## Task material
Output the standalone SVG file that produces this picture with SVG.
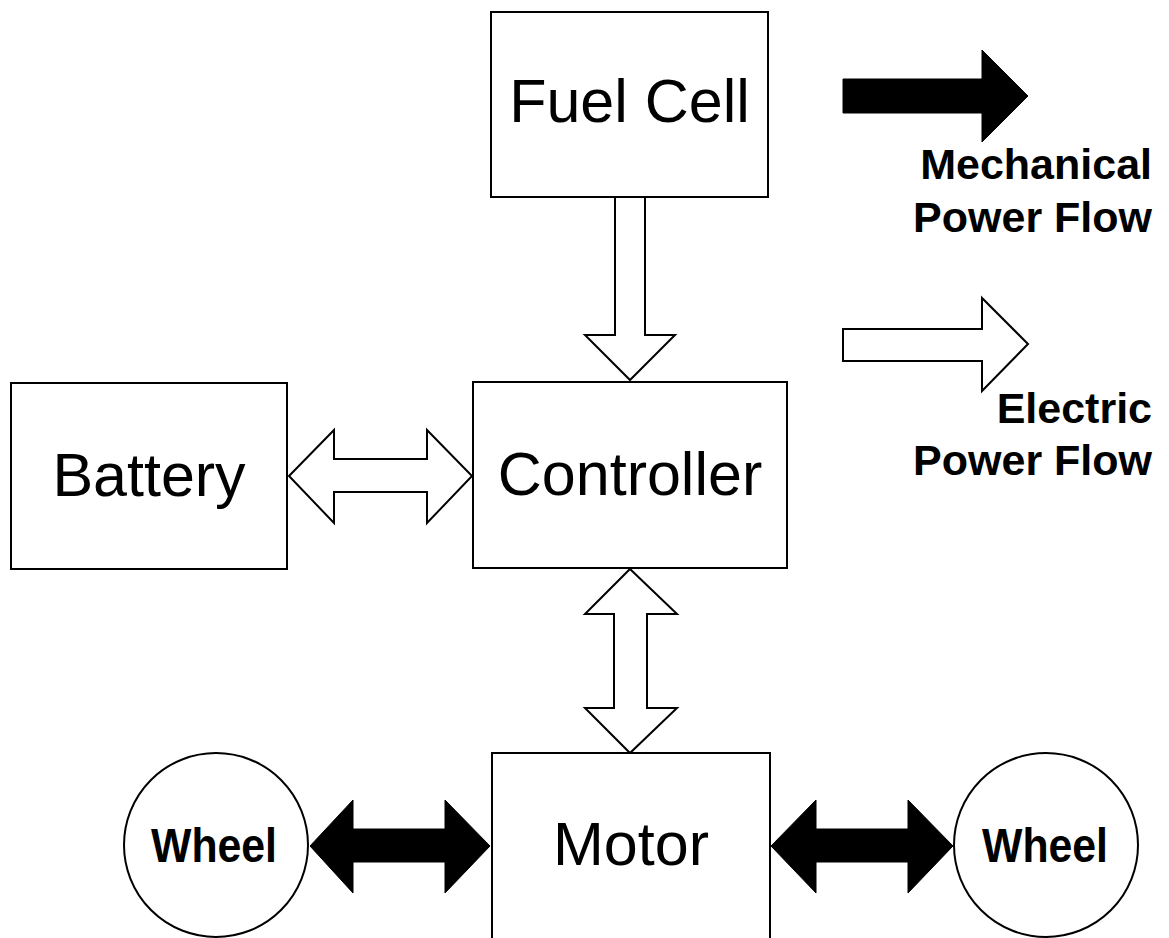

==

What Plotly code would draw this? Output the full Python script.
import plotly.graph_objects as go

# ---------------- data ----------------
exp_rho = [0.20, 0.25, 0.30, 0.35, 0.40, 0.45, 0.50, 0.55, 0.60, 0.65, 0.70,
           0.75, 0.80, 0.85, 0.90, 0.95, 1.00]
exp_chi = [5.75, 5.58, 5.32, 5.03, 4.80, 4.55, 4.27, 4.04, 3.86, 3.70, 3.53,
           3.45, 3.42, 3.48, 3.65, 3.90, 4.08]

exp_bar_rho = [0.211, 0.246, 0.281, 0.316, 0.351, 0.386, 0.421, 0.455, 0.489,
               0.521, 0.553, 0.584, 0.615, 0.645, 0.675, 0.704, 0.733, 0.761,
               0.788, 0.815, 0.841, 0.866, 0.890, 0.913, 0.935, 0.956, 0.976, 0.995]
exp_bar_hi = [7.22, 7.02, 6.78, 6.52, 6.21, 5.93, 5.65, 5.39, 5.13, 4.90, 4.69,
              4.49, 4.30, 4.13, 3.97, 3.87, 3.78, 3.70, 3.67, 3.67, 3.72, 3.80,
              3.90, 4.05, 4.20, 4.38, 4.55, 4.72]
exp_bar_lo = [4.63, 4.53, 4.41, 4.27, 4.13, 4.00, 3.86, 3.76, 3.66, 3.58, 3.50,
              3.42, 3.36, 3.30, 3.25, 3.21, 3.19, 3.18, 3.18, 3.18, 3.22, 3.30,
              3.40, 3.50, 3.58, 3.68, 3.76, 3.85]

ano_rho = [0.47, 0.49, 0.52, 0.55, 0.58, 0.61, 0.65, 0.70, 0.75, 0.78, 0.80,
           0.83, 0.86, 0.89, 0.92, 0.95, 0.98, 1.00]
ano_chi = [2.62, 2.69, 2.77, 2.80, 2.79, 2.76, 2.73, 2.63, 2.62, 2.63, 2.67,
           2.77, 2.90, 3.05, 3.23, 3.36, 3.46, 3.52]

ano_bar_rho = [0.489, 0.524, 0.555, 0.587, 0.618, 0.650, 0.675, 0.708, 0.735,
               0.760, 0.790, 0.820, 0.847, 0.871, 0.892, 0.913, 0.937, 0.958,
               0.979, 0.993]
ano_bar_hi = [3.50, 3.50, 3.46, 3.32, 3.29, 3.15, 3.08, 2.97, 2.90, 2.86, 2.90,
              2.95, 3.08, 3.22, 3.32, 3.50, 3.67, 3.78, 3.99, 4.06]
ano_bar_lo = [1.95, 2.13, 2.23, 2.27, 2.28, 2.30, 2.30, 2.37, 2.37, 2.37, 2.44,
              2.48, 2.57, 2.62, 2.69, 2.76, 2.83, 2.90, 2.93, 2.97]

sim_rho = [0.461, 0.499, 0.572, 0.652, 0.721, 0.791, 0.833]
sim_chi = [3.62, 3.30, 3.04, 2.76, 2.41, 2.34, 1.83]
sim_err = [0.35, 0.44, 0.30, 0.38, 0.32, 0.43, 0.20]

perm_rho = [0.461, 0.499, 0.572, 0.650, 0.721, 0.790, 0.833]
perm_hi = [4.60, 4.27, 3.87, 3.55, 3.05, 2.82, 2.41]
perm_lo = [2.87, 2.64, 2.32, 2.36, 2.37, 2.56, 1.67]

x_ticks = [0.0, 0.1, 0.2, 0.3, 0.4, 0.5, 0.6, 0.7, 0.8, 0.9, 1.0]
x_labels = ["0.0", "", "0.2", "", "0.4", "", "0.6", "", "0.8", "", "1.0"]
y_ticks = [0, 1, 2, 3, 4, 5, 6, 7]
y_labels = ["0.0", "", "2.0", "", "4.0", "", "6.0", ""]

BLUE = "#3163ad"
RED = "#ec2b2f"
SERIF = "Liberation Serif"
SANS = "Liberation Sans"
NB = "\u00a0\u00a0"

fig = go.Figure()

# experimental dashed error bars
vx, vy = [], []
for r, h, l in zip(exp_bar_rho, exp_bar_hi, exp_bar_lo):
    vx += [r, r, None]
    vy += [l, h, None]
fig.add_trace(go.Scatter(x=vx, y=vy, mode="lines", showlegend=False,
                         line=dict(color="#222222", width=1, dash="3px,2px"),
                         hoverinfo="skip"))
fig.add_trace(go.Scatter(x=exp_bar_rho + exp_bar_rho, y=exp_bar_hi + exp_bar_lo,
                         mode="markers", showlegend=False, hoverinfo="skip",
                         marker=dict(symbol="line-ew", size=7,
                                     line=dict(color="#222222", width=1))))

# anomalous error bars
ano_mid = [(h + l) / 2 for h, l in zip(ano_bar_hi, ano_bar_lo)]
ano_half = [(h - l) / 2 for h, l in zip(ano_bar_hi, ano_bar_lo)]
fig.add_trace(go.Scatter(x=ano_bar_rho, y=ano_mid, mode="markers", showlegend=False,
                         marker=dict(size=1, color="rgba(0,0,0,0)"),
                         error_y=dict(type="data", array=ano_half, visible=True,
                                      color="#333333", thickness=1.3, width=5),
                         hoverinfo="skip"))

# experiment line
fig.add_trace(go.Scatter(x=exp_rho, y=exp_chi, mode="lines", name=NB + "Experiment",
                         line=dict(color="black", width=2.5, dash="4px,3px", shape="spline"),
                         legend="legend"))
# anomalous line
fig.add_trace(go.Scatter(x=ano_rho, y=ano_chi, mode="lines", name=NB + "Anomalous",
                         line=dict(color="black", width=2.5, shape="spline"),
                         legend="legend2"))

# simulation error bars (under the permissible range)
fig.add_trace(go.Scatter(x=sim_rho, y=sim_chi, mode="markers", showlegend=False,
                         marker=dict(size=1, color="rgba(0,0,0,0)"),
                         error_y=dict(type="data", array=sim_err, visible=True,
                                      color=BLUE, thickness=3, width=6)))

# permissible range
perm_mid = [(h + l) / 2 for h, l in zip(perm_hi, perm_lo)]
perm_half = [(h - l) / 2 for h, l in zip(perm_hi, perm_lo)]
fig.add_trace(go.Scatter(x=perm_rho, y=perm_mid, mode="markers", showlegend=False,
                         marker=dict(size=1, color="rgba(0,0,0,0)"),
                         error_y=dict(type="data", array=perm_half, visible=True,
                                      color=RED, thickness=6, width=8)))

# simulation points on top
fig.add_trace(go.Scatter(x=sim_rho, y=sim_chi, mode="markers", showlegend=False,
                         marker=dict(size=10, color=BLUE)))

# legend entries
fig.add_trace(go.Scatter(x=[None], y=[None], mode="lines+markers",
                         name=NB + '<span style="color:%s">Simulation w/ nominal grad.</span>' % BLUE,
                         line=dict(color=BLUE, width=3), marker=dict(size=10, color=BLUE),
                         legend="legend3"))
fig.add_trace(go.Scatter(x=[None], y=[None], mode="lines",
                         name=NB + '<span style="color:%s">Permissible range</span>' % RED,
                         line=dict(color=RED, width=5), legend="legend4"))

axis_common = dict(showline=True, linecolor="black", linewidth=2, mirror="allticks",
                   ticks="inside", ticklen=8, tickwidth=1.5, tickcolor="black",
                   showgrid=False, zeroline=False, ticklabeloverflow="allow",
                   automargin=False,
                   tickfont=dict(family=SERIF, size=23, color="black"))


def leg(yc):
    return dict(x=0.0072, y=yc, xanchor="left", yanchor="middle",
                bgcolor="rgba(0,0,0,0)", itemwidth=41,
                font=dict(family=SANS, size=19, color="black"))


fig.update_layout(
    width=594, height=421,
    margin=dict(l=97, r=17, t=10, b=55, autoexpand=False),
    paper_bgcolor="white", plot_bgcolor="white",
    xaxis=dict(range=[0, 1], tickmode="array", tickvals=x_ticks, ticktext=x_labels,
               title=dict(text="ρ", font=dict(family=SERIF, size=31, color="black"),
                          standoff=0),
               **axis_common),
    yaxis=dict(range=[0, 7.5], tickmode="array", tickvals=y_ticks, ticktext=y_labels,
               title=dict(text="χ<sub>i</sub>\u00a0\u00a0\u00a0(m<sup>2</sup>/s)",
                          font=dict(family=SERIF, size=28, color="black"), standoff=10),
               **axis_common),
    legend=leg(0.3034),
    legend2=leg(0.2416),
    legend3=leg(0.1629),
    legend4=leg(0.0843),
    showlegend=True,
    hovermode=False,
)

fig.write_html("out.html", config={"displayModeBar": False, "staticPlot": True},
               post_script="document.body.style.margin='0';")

## The exercise
Print exactly the lines from the one containing "What Plotly code" to the one containing "2.77, 2.90, 3.05, 3.23, 3.36, 3.46, 3.52]", both included, and nothing else.

## Answer to the task
What Plotly code would draw this? Output the full Python script.
import plotly.graph_objects as go

# ---------------- data ----------------
exp_rho = [0.20, 0.25, 0.30, 0.35, 0.40, 0.45, 0.50, 0.55, 0.60, 0.65, 0.70,
           0.75, 0.80, 0.85, 0.90, 0.95, 1.00]
exp_chi = [5.75, 5.58, 5.32, 5.03, 4.80, 4.55, 4.27, 4.04, 3.86, 3.70, 3.53,
           3.45, 3.42, 3.48, 3.65, 3.90, 4.08]

exp_bar_rho = [0.211, 0.246, 0.281, 0.316, 0.351, 0.386, 0.421, 0.455, 0.489,
               0.521, 0.553, 0.584, 0.615, 0.645, 0.675, 0.704, 0.733, 0.761,
               0.788, 0.815, 0.841, 0.866, 0.890, 0.913, 0.935, 0.956, 0.976, 0.995]
exp_bar_hi = [7.22, 7.02, 6.78, 6.52, 6.21, 5.93, 5.65, 5.39, 5.13, 4.90, 4.69,
              4.49, 4.30, 4.13, 3.97, 3.87, 3.78, 3.70, 3.67, 3.67, 3.72, 3.80,
              3.90, 4.05, 4.20, 4.38, 4.55, 4.72]
exp_bar_lo = [4.63, 4.53, 4.41, 4.27, 4.13, 4.00, 3.86, 3.76, 3.66, 3.58, 3.50,
              3.42, 3.36, 3.30, 3.25, 3.21, 3.19, 3.18, 3.18, 3.18, 3.22, 3.30,
              3.40, 3.50, 3.58, 3.68, 3.76, 3.85]

ano_rho = [0.47, 0.49, 0.52, 0.55, 0.58, 0.61, 0.65, 0.70, 0.75, 0.78, 0.80,
           0.83, 0.86, 0.89, 0.92, 0.95, 0.98, 1.00]
ano_chi = [2.62, 2.69, 2.77, 2.80, 2.79, 2.76, 2.73, 2.63, 2.62, 2.63, 2.67,
           2.77, 2.90, 3.05, 3.23, 3.36, 3.46, 3.52]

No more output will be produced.